Electrifying Chemistry: Using Excess Electricity to Produce Chemicals


【讲座题目】Electrifying Chemistry: Using Excess Electricity to Produce Chemicals 



【主 讲 人】剑桥大学ADRIAN C. FISHER 


ACF has active research groups located in Cambridge at The Department of Chemical Engineering and Biotechnology, at the Campus for Research Excellence and Technological Enterprise, (CREATE), Singapore and The Centre for Soft Matter, Beijing. Currently his group has 7 Research Fellows, 20 PhD Students and 4 Masters Students. Recent research interests have focused on the development of novel numerical, mathematical and experimental methodologies based on electrochemical interfacing with soft matter. Work has involved the development of new classes of optical, biological and electrochemical sensors. These devices allow the precise delivery of micro-litre quantities of soft matter to micro- or nano-array assembles where analysis may be performed. In parallel with experimental development work has also focused on the application of digital simulation procedures to permit quantification of device responses and allow computer-aided design of candidate reactor geometries. Early studies focused on the development of finite element based codes for examining properties within channel flow devices and more recently the computer aided design of analytical flow through detectors operating under microfluidic control. 
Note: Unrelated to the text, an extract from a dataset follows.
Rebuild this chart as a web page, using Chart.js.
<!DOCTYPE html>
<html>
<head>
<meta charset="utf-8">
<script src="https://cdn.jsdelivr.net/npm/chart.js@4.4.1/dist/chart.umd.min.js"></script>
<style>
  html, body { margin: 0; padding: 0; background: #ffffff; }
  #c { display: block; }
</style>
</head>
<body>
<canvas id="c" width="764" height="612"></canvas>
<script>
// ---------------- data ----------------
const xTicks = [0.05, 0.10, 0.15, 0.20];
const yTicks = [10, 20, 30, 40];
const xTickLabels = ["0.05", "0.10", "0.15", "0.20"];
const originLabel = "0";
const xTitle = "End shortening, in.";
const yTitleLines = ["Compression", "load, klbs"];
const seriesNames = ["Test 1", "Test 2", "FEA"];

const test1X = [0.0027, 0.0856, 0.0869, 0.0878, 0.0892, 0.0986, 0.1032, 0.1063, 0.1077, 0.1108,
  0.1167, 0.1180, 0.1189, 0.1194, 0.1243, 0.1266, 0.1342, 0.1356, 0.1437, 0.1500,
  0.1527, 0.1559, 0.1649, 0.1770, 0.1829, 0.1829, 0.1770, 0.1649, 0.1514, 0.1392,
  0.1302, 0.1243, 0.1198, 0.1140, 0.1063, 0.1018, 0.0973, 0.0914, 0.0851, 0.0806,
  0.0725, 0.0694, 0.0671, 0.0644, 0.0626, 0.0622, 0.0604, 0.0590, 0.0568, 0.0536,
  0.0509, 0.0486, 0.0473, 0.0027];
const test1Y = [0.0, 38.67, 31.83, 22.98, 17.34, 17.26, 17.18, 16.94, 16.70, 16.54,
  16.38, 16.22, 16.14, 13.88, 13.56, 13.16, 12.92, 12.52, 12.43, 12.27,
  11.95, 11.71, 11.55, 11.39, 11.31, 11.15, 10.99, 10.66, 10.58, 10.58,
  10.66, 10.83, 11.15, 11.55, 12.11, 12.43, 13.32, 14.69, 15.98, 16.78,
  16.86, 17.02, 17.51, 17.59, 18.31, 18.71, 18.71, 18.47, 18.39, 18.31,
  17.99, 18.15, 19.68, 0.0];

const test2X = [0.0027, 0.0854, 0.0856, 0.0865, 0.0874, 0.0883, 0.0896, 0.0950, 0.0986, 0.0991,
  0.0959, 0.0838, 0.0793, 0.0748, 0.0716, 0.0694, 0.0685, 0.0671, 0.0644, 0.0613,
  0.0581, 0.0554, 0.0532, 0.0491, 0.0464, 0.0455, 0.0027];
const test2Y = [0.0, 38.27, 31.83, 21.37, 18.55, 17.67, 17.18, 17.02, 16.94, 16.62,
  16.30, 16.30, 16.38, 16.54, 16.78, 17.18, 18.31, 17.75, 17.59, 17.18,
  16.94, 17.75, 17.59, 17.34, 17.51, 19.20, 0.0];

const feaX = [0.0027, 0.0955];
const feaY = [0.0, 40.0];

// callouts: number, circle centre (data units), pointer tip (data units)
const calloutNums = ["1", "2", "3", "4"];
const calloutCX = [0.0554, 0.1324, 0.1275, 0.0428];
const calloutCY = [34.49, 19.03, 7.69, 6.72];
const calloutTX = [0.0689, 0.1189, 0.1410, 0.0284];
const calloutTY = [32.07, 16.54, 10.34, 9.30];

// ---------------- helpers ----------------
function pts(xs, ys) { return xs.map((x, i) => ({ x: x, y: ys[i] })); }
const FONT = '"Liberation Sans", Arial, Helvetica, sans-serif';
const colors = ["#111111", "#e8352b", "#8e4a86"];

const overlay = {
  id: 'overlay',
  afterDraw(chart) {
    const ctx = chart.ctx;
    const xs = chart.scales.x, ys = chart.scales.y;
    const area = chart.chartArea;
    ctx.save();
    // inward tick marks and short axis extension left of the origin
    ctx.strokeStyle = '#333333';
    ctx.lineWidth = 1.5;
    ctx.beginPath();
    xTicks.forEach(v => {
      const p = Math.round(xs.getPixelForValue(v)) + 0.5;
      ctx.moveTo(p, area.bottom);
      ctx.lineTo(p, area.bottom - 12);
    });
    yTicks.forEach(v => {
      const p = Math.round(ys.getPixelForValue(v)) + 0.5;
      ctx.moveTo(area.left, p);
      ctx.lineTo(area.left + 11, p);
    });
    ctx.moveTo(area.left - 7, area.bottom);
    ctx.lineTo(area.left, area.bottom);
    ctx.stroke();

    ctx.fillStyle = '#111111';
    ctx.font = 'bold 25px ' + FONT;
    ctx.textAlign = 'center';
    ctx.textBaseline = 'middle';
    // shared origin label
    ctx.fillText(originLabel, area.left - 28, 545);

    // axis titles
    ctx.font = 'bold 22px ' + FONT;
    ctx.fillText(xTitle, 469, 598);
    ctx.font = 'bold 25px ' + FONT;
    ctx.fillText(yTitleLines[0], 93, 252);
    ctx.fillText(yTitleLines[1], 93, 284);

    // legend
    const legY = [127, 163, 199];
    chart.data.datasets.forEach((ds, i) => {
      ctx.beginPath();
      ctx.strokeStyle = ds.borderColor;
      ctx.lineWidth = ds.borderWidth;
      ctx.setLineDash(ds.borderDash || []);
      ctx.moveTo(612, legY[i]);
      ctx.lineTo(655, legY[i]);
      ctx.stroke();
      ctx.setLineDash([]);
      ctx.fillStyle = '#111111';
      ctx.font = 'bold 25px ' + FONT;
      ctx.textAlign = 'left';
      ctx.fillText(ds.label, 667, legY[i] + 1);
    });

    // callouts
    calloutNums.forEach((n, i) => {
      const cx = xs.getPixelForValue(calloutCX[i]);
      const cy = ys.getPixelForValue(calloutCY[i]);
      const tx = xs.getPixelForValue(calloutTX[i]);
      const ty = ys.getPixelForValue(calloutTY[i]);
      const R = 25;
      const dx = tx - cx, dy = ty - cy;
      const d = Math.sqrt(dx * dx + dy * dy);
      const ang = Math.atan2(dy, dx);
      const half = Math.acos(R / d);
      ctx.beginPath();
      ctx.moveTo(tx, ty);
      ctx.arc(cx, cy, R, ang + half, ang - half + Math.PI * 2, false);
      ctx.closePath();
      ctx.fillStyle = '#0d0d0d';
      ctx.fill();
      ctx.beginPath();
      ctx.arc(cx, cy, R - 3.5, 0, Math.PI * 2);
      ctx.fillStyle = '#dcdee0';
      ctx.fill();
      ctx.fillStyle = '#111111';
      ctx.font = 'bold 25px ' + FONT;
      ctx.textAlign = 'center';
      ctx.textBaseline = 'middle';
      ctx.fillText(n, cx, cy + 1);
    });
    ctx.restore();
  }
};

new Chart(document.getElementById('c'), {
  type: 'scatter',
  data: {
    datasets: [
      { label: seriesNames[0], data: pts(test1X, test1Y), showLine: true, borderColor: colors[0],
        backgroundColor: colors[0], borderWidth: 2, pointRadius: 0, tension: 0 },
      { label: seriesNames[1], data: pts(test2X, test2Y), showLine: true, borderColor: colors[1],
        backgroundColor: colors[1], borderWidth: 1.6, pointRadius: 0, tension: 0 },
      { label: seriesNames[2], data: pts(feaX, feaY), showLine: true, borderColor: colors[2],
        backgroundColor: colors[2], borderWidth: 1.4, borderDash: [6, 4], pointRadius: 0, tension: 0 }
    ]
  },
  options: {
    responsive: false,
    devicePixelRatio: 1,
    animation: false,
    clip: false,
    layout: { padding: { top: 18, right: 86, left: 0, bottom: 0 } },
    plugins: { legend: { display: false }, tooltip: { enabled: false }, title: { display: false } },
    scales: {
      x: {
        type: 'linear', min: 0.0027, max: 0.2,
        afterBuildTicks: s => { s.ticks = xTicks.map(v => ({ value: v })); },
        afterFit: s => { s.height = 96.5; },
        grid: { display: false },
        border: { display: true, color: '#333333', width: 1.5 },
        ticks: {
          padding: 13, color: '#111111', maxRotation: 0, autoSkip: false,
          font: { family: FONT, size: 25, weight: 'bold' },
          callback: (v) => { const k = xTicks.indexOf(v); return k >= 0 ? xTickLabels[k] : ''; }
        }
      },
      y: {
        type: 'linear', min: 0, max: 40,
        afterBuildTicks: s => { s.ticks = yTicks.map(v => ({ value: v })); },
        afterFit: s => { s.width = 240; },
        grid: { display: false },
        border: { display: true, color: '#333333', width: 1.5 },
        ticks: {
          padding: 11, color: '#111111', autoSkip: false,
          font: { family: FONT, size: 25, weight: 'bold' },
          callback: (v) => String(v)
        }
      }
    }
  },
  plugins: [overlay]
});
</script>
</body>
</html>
The growing availability of electrons from renewable sources and the advances in the storage and management of electricity either on or off grid has led to renewed opportunities for electrochemical methodologies which can exploit the ready supply of clean renewable ‘electrons’ for (bio)chemical conversions. Despite the recent dramatic re-emergence of interest in chemical synthesis using electrochemical methods, there remain many technological challenges and poor fundamental physical understanding on how to control these notoriously complex processes. 
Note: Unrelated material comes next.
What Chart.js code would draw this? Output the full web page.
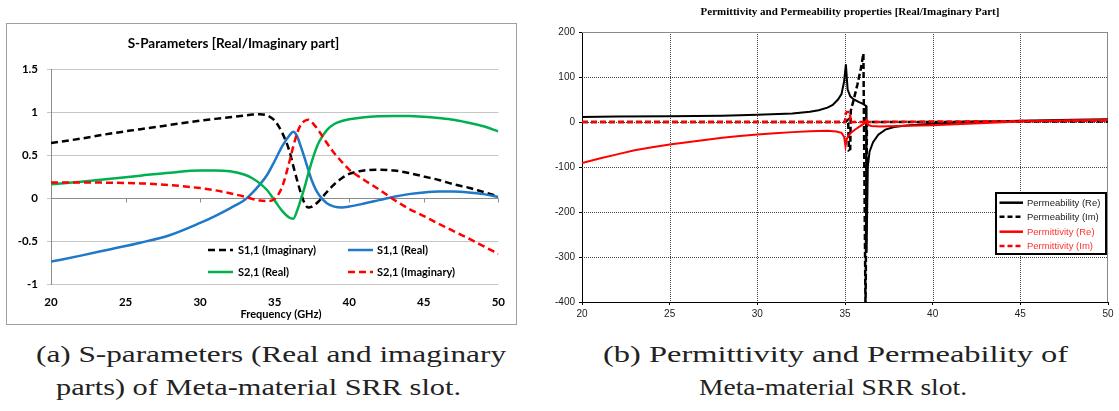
<!DOCTYPE html>
<html><head><meta charset="utf-8">
<script src="https://cdn.jsdelivr.net/npm/chart.js@4"></script>
<style>
html,body{margin:0;padding:0;background:#fff;width:1119px;height:411px;overflow:hidden;position:relative}
#frameA{position:absolute;left:6px;top:23px;width:511px;height:302px;box-sizing:border-box;border:1px solid #a0a0a0;background:#fff}
#cA{position:absolute;left:7px;top:24px;width:509px;height:300px}
#cB{position:absolute;left:540px;top:0px;width:579px;height:330px}
.cap{position:absolute;font-family:"Liberation Serif","Times New Roman",serif;font-size:24px;line-height:24px;white-space:nowrap;color:#222;transform-origin:0 0}
</style></head><body>
<div id="frameA"></div>
<canvas id="cA" width="509" height="300"></canvas>
<canvas id="cB" width="579" height="330"></canvas>
<div class="cap" data-w="470" style="left:36px;top:342px">(a) S-parameters (Real and imaginary</div>
<div class="cap" data-w="405" style="left:56px;top:375px">parts) of Meta-material SRR slot.</div>
<div class="cap" data-w="465" style="left:603px;top:342px">(b) Permittivity and Permeability of</div>
<div class="cap" data-w="268" style="left:699px;top:375px">Meta-material SRR slot.</div>
<script>
// ---------- (a) S-parameters ----------
const freqS   = [20,22,24,26,28,30,31,32,33,33.5,34,34.5,35,35.5,36,36.25,36.5,36.75,37,37.25,37.5,37.75,38,38.5,39,39.5,40,41,42,43,44,45,46,47,48,49,50];
const s11Imag = [0.64,0.69,0.75,0.80,0.85,0.90,0.92,0.94,0.96,0.97,0.975,0.96,0.90,0.76,0.54,0.37,0.21,0.06,-0.06,-0.11,-0.10,-0.07,-0.03,0.07,0.16,0.23,0.28,0.32,0.33,0.32,0.29,0.25,0.21,0.16,0.12,0.07,0.02];
const s11Real = [-0.74,-0.67,-0.595,-0.52,-0.43,-0.29,-0.21,-0.12,-0.02,0.06,0.155,0.27,0.43,0.60,0.73,0.77,0.72,0.60,0.47,0.33,0.20,0.10,0.03,-0.06,-0.10,-0.11,-0.10,-0.065,-0.025,0.015,0.045,0.065,0.075,0.075,0.065,0.045,0.01];
const s21Real = [0.16,0.19,0.225,0.26,0.295,0.32,0.32,0.31,0.27,0.23,0.17,0.09,-0.03,-0.15,-0.23,-0.24,-0.15,-0.02,0.12,0.28,0.43,0.56,0.66,0.79,0.86,0.895,0.915,0.94,0.95,0.953,0.953,0.945,0.93,0.91,0.875,0.835,0.775];
const s21Imag = [0.18,0.18,0.178,0.17,0.15,0.115,0.09,0.055,0.015,-0.01,-0.03,-0.035,-0.01,0.13,0.43,0.60,0.75,0.85,0.895,0.91,0.88,0.83,0.77,0.64,0.52,0.42,0.33,0.21,0.10,-0.02,-0.125,-0.21,-0.30,-0.385,-0.47,-0.56,-0.65];
const seriesNamesS = ['S1,1 (Imaginary)','S1,1 (Real)','S2,1 (Real)','S2,1 (Imaginary)'];
const xTicksS = [20,25,30,35,40,45,50];
const yTicksS = [-1,-0.5,0,0.5,1,1.5];

// ---------- (b) Permittivity / Permeability ----------
const muReF  = [20,22,25,28,30,32,33,33.5,34,34.3,34.6,34.8,34.95,35.05,35.15,35.3,35.5,35.8,36.0,36.15,36.2,36.23,36.3,36.4,36.6,36.9,37.3,37.8,38.5,40,42,45,48,50];
const muRe   = [11,12,13,14,16,19,23,26,32,38,50,62,90,128,72,57,50,44,41,37,36,-290,-100,-66,-45,-28,-17,-11,-8,-4,0,3,5,6];
const muImF  = [20,25,30,34,35.0,35.18,35.22,35.3,35.33,35.5,35.7,35.9,36.05,36.17,36.25,36.3,40,45,50];
const muIm   = [0,0,0,0,0,5,-62,-60,25,50,82,118,152,-420,-3,0,0,1,1];
const epsReF = [20,21,22,23,24,25,26,27,28,29,30,31,32,33,34,34.5,34.8,34.95,35.03,35.1,35.2,35.4,35.6,35.8,36.0,36.15,36.22,36.3,36.5,37,38,40,42,45,48,50];
const epsRe  = [-91,-81,-72,-63,-56,-50,-45,-40,-35,-31,-28,-25,-22.5,-20.5,-19.5,-21,-24,-33,-54,-38,-30,-22,-16,-11,-6,-2,4,-6,-9,-10,-9,-7,-4,1,4,5];
const epsImF = [20,30,35.0,35.05,35.1,35.28,35.32,35.4,36.1,36.2,36.3,40,45,50];
const epsIm  = [0,0,0,20,22,22,-3,0,0,6,0,1,2,3];
const seriesNamesP = ['Permeability (Re)','Permeability (Im)','Permittivity (Re)','Permittivity (Im)'];
const xTicksP = [20,25,30,35,40,45,50];
const yTicksP = [-400,-300,-200,-100,0,100,200];

const pts = (xs, ys) => xs.map((x, i) => ({x: x, y: ys[i]}));
const setTicks = arr => scale => { scale.ticks = arr.map(v => ({value: v})); };

// ---------- Chart A ----------
const LATO = 'Lato, "DejaVu Sans", sans-serif';
const decorA = {
  id: 'decorA',
  beforeDatasetsDraw(chart) {
    const {ctx, chartArea: a, scales: {x, y}} = chart;
    const y0 = Math.round(y.getPixelForValue(0)) + 0.5;
    ctx.save();
    ctx.strokeStyle = '#8c8c8c'; ctx.lineWidth = 1;
    ctx.beginPath();
    ctx.moveTo(a.left, y0); ctx.lineTo(a.right, y0);
    xTicksS.forEach(v => {
      const px = Math.round(x.getPixelForValue(v)) + 0.5;
      ctx.moveTo(px, y0); ctx.lineTo(px, y0 + 4);
    });
    ctx.stroke();
    ctx.restore();
  },
  afterDraw(chart) {
    const {ctx} = chart;
    ctx.save();
    ctx.fillStyle = '#000';
    ctx.textAlign = 'center'; ctx.textBaseline = 'middle';
    ctx.font = 'bold 13.5px ' + LATO;
    ctx.fillText('S-Parameters [Real/Imaginary part]', 226.5, 19.5);
    ctx.font = 'bold 11px ' + LATO;
    ctx.fillText('Frequency (GHz)', 274, 290);
    // legend
    const cols = [{lx: 201, tx: 231}, {lx: 341, tx: 370}];
    const rows = [226, 248];
    ctx.font = 'bold 11px ' + LATO;
    ctx.textAlign = 'left';
    chart.data.datasets.forEach((ds, i) => {
      const c = cols[i % 2], r = rows[Math.floor(i / 2)];
      ctx.strokeStyle = ds.borderColor; ctx.lineWidth = ds.borderWidth;
      ctx.setLineDash(ds.borderDash || []);
      ctx.beginPath(); ctx.moveTo(c.lx, r); ctx.lineTo(c.lx + 25, r); ctx.stroke();
      ctx.setLineDash([]);
      ctx.fillStyle = '#000';
      ctx.fillText(ds.label, c.tx, r + 0.5);
    });
    ctx.restore();
  }
};

const colorsS = ['#000000', '#1f78c8', '#00b050', '#ff0000'];
const dashS = [[7, 4], [], [], [7, 4]];
const valsS = [s11Imag, s11Real, s21Real, s21Imag];
new Chart(document.getElementById('cA'), {
  type: 'line',
  data: {
    datasets: valsS.map((v, i) => ({
      label: seriesNamesS[i],
      data: pts(freqS, v),
      borderColor: colorsS[i],
      borderWidth: 2.5,
      borderDash: dashS[i],
      pointRadius: 0,
      fill: false,
      cubicInterpolationMode: 'monotone',
      order: 4 - i
    }))
  },
  options: {
    responsive: false, animation: false,
    layout: {padding: {left: 0, top: 45, right: 15, bottom: 0}},
    plugins: {legend: {display: false}, tooltip: {enabled: false}, title: {display: false}},
    scales: {
      x: {
        type: 'linear', min: 20, max: 50,
        afterBuildTicks: setTicks(xTicksS),
        afterFit: s => { s.height = 40; },
        grid: {display: false, drawTicks: false},
        border: {display: false},
        ticks: {font: {family: LATO, size: 11.5, weight: 'bold'}, color: '#000', padding: 11, maxRotation: 0}
      },
      y: {
        type: 'linear', min: -1, max: 1.5,
        afterBuildTicks: setTicks(yTicksS),
        afterFit: s => { s.width = 44; },
        grid: {color: '#c6c6c6', lineWidth: 1, tickLength: 4, drawTicks: true},
        border: {display: true, color: '#8c8c8c'},
        ticks: {font: {family: LATO, size: 11.5, weight: 'bold'}, color: '#000', padding: 9, callback: v => String(v)}
      }
    }
  },
  plugins: [decorA]
});

// ---------- Chart B ----------
const SANS = '"Liberation Sans", Arial, sans-serif';
const decorB = {
  id: 'decorB',
  beforeDatasetsDraw(chart) {
    const {ctx, chartArea: a, scales: {x, y}} = chart;
    const t = Math.round(a.top), b = Math.round(a.bottom), l = Math.round(a.left), r = Math.round(a.right);
    ctx.save();
    // dotted grid
    ctx.strokeStyle = '#444444'; ctx.lineWidth = 1;
    ctx.setLineDash([1, 1]);
    ctx.beginPath();
    xTicksP.slice(1, -1).forEach(v => {
      const px = Math.round(x.getPixelForValue(v)) + 0.5;
      ctx.moveTo(px, t); ctx.lineTo(px, b);
    });
    yTicksP.slice(1, -1).forEach(v => {
      const py = Math.round(y.getPixelForValue(v)) + 0.5;
      ctx.moveTo(l, py); ctx.lineTo(r, py);
    });
    ctx.stroke();
    ctx.setLineDash([]);
    // top & right frame
    ctx.strokeStyle = '#8a8a8a';
    ctx.beginPath();
    ctx.moveTo(l, t + 0.5); ctx.lineTo(r, t + 0.5);
    ctx.moveTo(r - 0.5, t); ctx.lineTo(r - 0.5, b);
    ctx.stroke();
    ctx.restore();
  },
  afterDraw(chart) {
    const {ctx} = chart;
    ctx.save();
    ctx.fillStyle = '#000';
    ctx.textAlign = 'center'; ctx.textBaseline = 'middle';
    ctx.font = 'bold 11px "Liberation Serif", "Times New Roman", serif';
    ctx.fillText('Permittivity and Permeability properties [Real/Imaginary Part]', 310, 12);
    // legend box
    const bx = 455, by = 192, bw = 112, bh = 63;
    ctx.fillStyle = '#fff';
    ctx.fillRect(bx, by, bw, bh);
    ctx.strokeStyle = '#000'; ctx.lineWidth = 2;
    ctx.strokeRect(bx + 1, by + 1, bw - 2, bh - 2);
    const rows = [202.7, 216.7, 231.7, 246];
    ctx.font = '9.5px ' + SANS;
    ctx.textAlign = 'left';
    chart.data.datasets.forEach((ds, i) => {
      const rr = rows[i];
      ctx.strokeStyle = ds.borderColor; ctx.lineWidth = 2.5;
      ctx.setLineDash(ds.borderDash && ds.borderDash.length ? [5, 3] : []);
      ctx.beginPath(); ctx.moveTo(459.5, rr); ctx.lineTo(483, rr); ctx.stroke();
      ctx.setLineDash([]);
      ctx.fillStyle = ds.borderColor === '#000000' ? '#222' : '#ff3030';
      ctx.fillText(ds.label, 487, rr + 0.5);
    });
    ctx.restore();
  }
};

const colorsP = ['#000000', '#000000', '#ff0000', '#ff0000'];
const dashP = [[], [6, 3], [], [6, 3]];
const seriesP = [pts(muReF, muRe), pts(muImF, muIm), pts(epsReF, epsRe), pts(epsImF, epsIm)];
new Chart(document.getElementById('cB'), {
  type: 'line',
  data: {
    datasets: seriesP.map((d, i) => ({
      label: seriesNamesP[i],
      data: d,
      borderColor: colorsP[i],
      borderWidth: i % 2 ? 2.5 : 2,
      borderDash: dashP[i],
      pointRadius: 0,
      fill: false,
      tension: 0,
      order: 4 - i
    }))
  },
  options: {
    responsive: false, animation: false,
    layout: {padding: {left: 0, top: 32, right: 11, bottom: 0}},
    plugins: {legend: {display: false}, tooltip: {enabled: false}, title: {display: false}},
    scales: {
      x: {
        type: 'linear', min: 20, max: 50,
        afterBuildTicks: setTicks(xTicksP),
        afterFit: s => { s.height = 28; },
        grid: {drawOnChartArea: false, lineWidth: 1, tickLength: 3, tickColor: '#000', drawTicks: true},
        border: {display: true, color: '#000'},
        ticks: {font: {family: SANS, size: 10}, color: '#222', padding: 3, maxRotation: 0}
      },
      y: {
        type: 'linear', min: -400, max: 200,
        afterBuildTicks: setTicks(yTicksP),
        afterFit: s => { s.width = 42; },
        grid: {drawOnChartArea: false, lineWidth: 1, tickLength: 3, tickColor: '#000', drawTicks: true},
        border: {display: true, color: '#000'},
        ticks: {font: {family: SANS, size: 10}, color: '#222', padding: 4}
      }
    }
  },
  plugins: [decorB]
});

// ---------- captions: fit to measured widths ----------
document.querySelectorAll('.cap').forEach(el => {
  const w = el.getBoundingClientRect().width;
  const target = parseFloat(el.dataset.w);
  el.style.transform = 'scaleX(' + (target / w).toFixed(4) + ')';
});
</script>
</body></html>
The delivery of efficient localized solutions for on-demand chemical production requires; understanding and control of power generation, transmission, distribution, energy management and integration of advanced electrochemical conversion technologies.  All these factors must be designed, automated and integrated with the local building infrastructure. 
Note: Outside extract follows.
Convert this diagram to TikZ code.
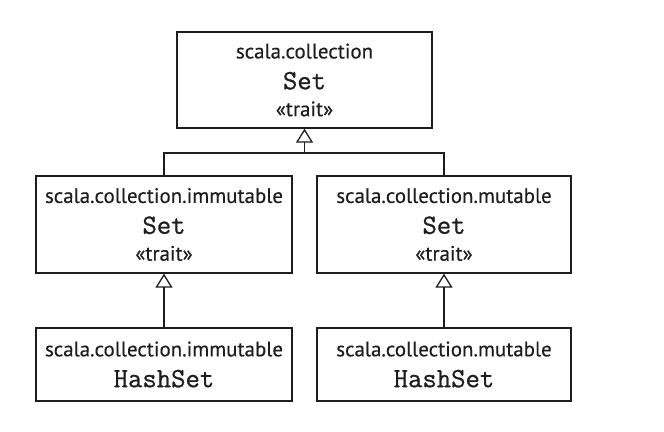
\documentclass[tikz,border=0pt]{standalone}
\usepackage{fontspec}
\setsansfont{PT Sans}[FakeBold=0.3]
\setmonofont{Latin Modern Mono}[FakeBold=0.8]
\usetikzlibrary{arrows.meta}
\definecolor{ink}{HTML}{1E1E1E}
\newcommand{\pkgfont}{\sffamily\fontsize{21}{30}\selectfont}
\newcommand{\typefont}{\ttfamily\fontsize{28}{30}\selectfont}
\tikzset{
  umlbox/.style={draw=ink, line width=1.3bp, rectangle, align=center, text=ink,
    inner sep=0pt, font=\pkgfont},
  link/.style={draw=ink, line width=1.3bp},
  inherit/.style={link, -{Triangle[open, length=14bp, width=17bp, line width=1.3bp]}}
}
\begin{document}
\begin{tikzpicture}[x=1bp, y=-1bp]
\useasboundingbox (0,0) rectangle (664,431);
\fill[white] (0,0) rectangle (664,431);

\node[umlbox, minimum width=255bp, minimum height=96bp] (top) at (304.5,80)
  {scala.collection\\[1bp]{\typefont Set}\\[-3bp]«trait»};
\node[umlbox, minimum width=256bp, minimum height=97bp] (imm) at (164,224.5)
  {scala.collection.immutable\\[1bp]{\typefont Set}\\[-3bp]«trait»};
\node[umlbox, minimum width=254bp, minimum height=97bp] (mut) at (444,224.5)
  {scala.collection.mutable\\[1bp]{\typefont Set}\\[-3bp]«trait»};
\node[umlbox, minimum width=256bp, minimum height=73bp] (immh) at (164,364.5)
  {scala.collection.immutable\\[1bp]{\typefont HashSet}};
\node[umlbox, minimum width=254bp, minimum height=73bp] (muth) at (444,364.5)
  {scala.collection.mutable\\[1bp]{\typefont HashSet}};

\coordinate (join) at (top.south |- 0,153);
\draw[link] (imm.north) |- (join) -| (mut.north);
\draw[inherit] (join) -- (top.south);
\draw[inherit] (immh.north) -- (imm.south);
\draw[inherit] (muth.north) -- (mut.south);
\end{tikzpicture}
\end{document}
Our group which is based in University of Cambridge at the Department of Chemical Engineering and Biotechnology and also at the Campus for Research Excellence and Technological Enterprise focuses on developing novel electrochemical synthesis and models to develop next generation chemical production techniques. In this talk we will look at some of the key bottle necks and challenges for the success development of next generation (bio)chemical synthesis.